Pat Phillips: In Western Canada, tariffs are no longer driving daily decisions. Most businesses have factored them into long-term planning. We are operating in what many call a VUCA environment, defined by volatility, uncertainty, complexity, and ambiguity. That level of background noise has become the new normal, and companies are making three-, five-, and ten-year decisions despite it.

Vincent Iadeluca: In Montreal, we are seeing more renewals, often shorter term (1-3 years), as tenants push decisions forward while the market settles. After a sharp run-up in rents, the market is stabilizing, and occupiers are being more disciplined with occupancy costs.

Pat Phillips: Aside from a six-month pause tied to tariff uncertainty, supply chains have not materially changed. The relationship is long-standing and highly complex, and we are not seeing widespread relocations or structural shifts.

Colin Alves: Many companies explored U.S. expansion, analyzing incentives, labor, and operating costs across multiple markets. In most cases, those evaluations did not result in a move. Exemptions and greater clarity reduced the urgency, and businesses chose to remain in place.

Matt Albertine: Where expansion did occur, it tended to be strategic rather than reactive. In isolated cases, logistics users established U.S. footprints, but these were targeted decisions, not broad relocations. The larger trend has been adjustment within existing networks rather than wholesale change.

Vincent Iadeluca: Some clients did modify distribution strategies. For example, shipping more product directly to U.S. customers to mitigate tariff exposure. Others paused local expansions while waiting for more clarity around trade agreements.

Colin Alves: When a Canadian client needs insight into a U.S. market, we immediately tap into the L&T Group and partner with our local expert. We are actively working with teams across several U.S. markets ensuring we deliver the highest level of customer service possible.

Matt Albertine: For clients evaluating multiple North American markets at once, the ability to provide consistent data, incentives analysis, and labor insights across borders is critical. We are often running parallel analyses in Canadian and U.S. markets so clients can make informed, side-by-side decisions.

Pat Phillips: In Vancouver, much of our business originates outside the market. A significant portion of transactions involve American counterparts, and coordination with U.S. brokers is constant. For occupiers operating in both countries, that integration is essential.

Vincent Iadeluca: We are also seeing more collaboration on manufacturing, and logistics assignments where operations span both sides of the border. Clients want a seamless approach, not disconnected advice in separate markets.

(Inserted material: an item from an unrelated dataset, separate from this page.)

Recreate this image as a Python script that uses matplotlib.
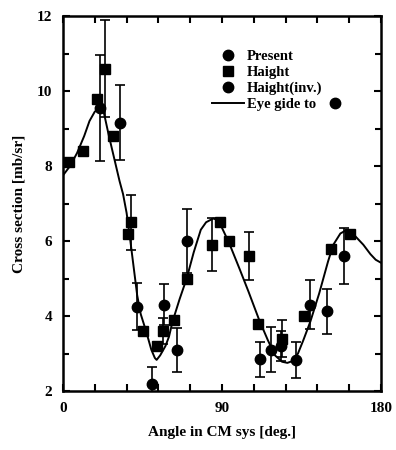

For U.S. occupiers and investors, the message is straightforward: Canada is not peripheral to strategy. It is embedded within the same North American supply chain, and capital, tenant movement, and infrastructure decisions on one side of the border will continue to influence the other. As companies evaluate their footprint over the next 12 to 24 months, Canada will remain an active and integrated part of that conversation.